Are you badly in need of a digital detox or wondering what some of the risks are if you don’t do them often enough? Here’s how you know it’s time to put the phone down for a while.

  • It’s become difficult to separate your work from your personal life. Whether you work for yourself or your job contacts you frequently off the clock, you need to set boundaries. For entrepreneurs and freelancers, this part is definitely more challenging because work can easily bleed into your personal life in exchange for the flexibility. But it’s easy to feel overwhelmed and like you have no escape from work when you’re constantly checking your devices for new emails, project updates, and so on. Spending less time on them will help you feel more centered on your “me” time versus time you’re available to get work done.
  • You’re becoming more anxious. All those emails piling up, people tagging you on social media and wanting your input, those scads of unread articles can feel incredibly daunting to think about — that you’re just not getting to these things and letting them accumulate to deal with at a later date. Being constantly tapped in can fuel this sense of anxiety that you’re constantly missing something.
  • Constantly checking your phone as an illusion of being busy means you’re checking out of paying attention to the world around you. If you’re not checking the time, waiting for a specific message or email, or other specific reason for pulling your phone out, then it’s time for a digital detox. If you’re constantly on the phone ignoring the world around you and without a real reason for it, it can have various detrimental effects.
  • Too much screen time causes physical eye strain and dryness. Staring at screens all day also has physical consequences that have been causing concern for ophthalmologists worldwide. Protracted and repeated device use can cause both short- and long-term eye strain and future vision problems.

How to Take a Digital Detox

Taking a digital detox is something you should plan in advance with at least a little notice. This way, you can handle your most urgent matters right away before you get to the time blocked off to disengage from your devices. Aside from just turning your devices off, here’s how you can disengage from the digital world.

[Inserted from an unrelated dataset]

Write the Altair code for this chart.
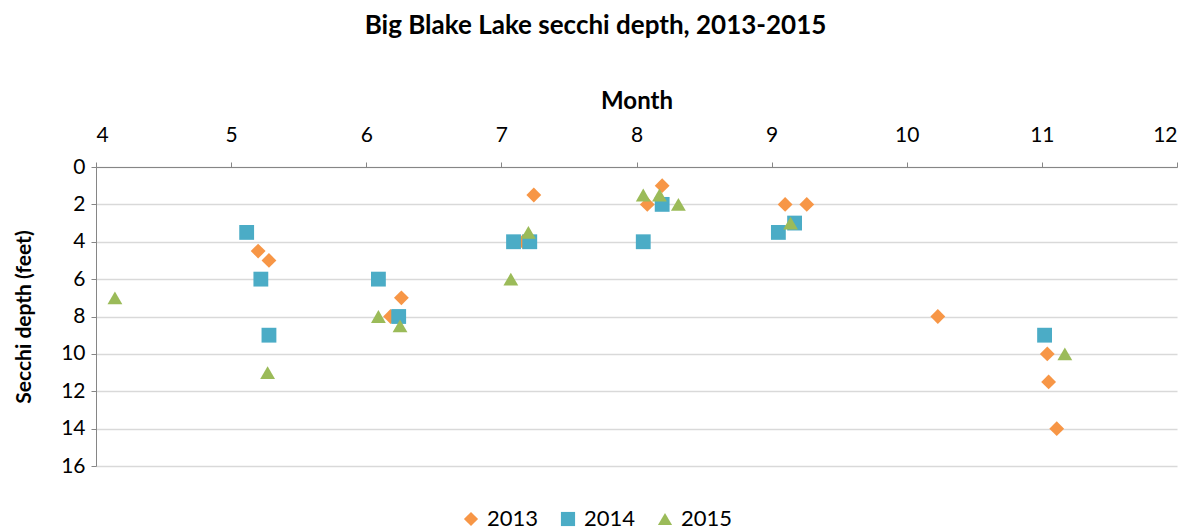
import altair as alt
import pandas as pd

# Data
month_2013 = [5.20, 5.28, 6.26, 6.18, 7.24, 7.16, 8.19, 8.08, 9.10, 9.26, 10.23, 11.04, 11.05, 11.11]
depth_2013 = [4.5, 5.0, 7.0, 8.0, 1.5, 4.0, 1.0, 2.0, 2.0, 2.0, 8.0, 10.0, 11.5, 14.0]
month_2014 = [5.115, 5.22, 5.28, 6.09, 6.24, 7.09, 7.21, 8.19, 8.05, 9.05, 9.17, 11.02]
depth_2014 = [3.5, 6.0, 9.0, 6.0, 8.0, 4.0, 4.0, 2.0, 4.0, 3.5, 3.0, 9.0]
month_2015 = [4.14, 5.27, 6.09, 6.25, 7.20, 7.07, 8.05, 8.17, 8.31, 9.14, 11.17]
depth_2015 = [7.0, 11.0, 8.0, 8.5, 3.5, 6.0, 1.5, 1.5, 2.0, 3.0, 10.0]

years = ["2013", "2014", "2015"]
colors = ["#F79646", "#4BACC6", "#9BBB59"]
shapes = ["diamond", "square", "triangle-up"]

rows = []
for yr, ms, ds in zip(years, [month_2013, month_2014, month_2015], [depth_2013, depth_2014, depth_2015]):
    for m, d in zip(ms, ds):
        rows.append({"Year": yr, "Month": m, "Depth": d})
df = pd.DataFrame(rows)

FONT = "Lato"

chart = alt.Chart(df).mark_point(filled=True, opacity=1, size=220).encode(
    x=alt.X("Month:Q",
            scale=alt.Scale(domain=[4, 12], nice=False, zero=False),
            axis=alt.Axis(orient="top", values=list(range(4, 13)), title="Month",
                          grid=False, tickSize=5, tickColor="#868686",
                          domainColor="#868686", labelFontSize=21, labelFont=FONT,
                          labelColor="#000000", titleFontSize=24, titleFont=FONT,
                          titleFontWeight="bold", titleColor="#000000",
                          labelPadding=17, titlePadding=11)),
    y=alt.Y("Depth:Q",
            scale=alt.Scale(domain=[0, 16], reverse=True, nice=False),
            axis=alt.Axis(values=list(range(0, 17, 2)), title="Secchi depth (feet)",
                          grid=True, gridColor="#D9D9D9", gridWidth=1.5,
                          tickSize=5, tickColor="#868686", domainColor="#868686",
                          labelFontSize=21, labelFont=FONT, labelColor="#000000",
                          titleFontSize=21, titleFont=FONT, titleFontWeight="bold",
                          titleColor="#000000", labelPadding=6, titlePadding=26)),
    color=alt.Color("Year:N", scale=alt.Scale(domain=years, range=colors),
                    legend=alt.Legend(orient="none", legendX=364, legendY=341,
                                      direction="horizontal", title=None,
                                      labelFontSize=22, labelFont=FONT,
                                      labelColor="#000000", symbolSize=200,
                                      columnPadding=18, labelOffset=5,
                                      symbolOpacity=1)),
    shape=alt.Shape("Year:N", scale=alt.Scale(domain=years, range=shapes)),
).properties(
    width=1081,
    height=299,
    title=alt.TitleParams("Big Blake Lake secchi depth, 2013-2015", font=FONT,
                          fontSize=26, fontWeight="bold", color="#000000",
                          anchor="middle", offset=50, dx=-41),
    autosize=alt.AutoSizeParams(type="none"),
    padding={"left": 88, "top": 159, "right": 12, "bottom": 66},
).configure_view(stroke=None)

chart.save("out.html", embed_options={"renderer": "svg", "actions": False})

  • Make a note of specific reasons for pulling out your devices. Do you need to look up something with a defined purpose like a medical appointment, address, or to find a friend in a crowded place? Use your devices for those purposes only and then put them on silent once you’re alone or with other people so you can stay in the moment with the people you’re spending time with or have the mental space to self-reflect.
  • Plan a specific day when you’ll have no devices on, plus some activities. Shut everything off for at least 24 hours, go longer if you can. It will help make you more mindful of what’s happening in the world around you and also help you enjoy the activities planned like going for a run, cooking, or working on an art project.
  • Go grayscale when you return. Setting your phone to grayscale can help combat phone addiction. Noir is a nice aesthetic that also doesn’t jostle the brain’s pleasure centers like the bright colors do that make you consistently check your phone at least 80 times per day.

You’ll have a more refreshing and engaged holiday that helps separate your work time from your alone time by taking at least a day away from your usual apps.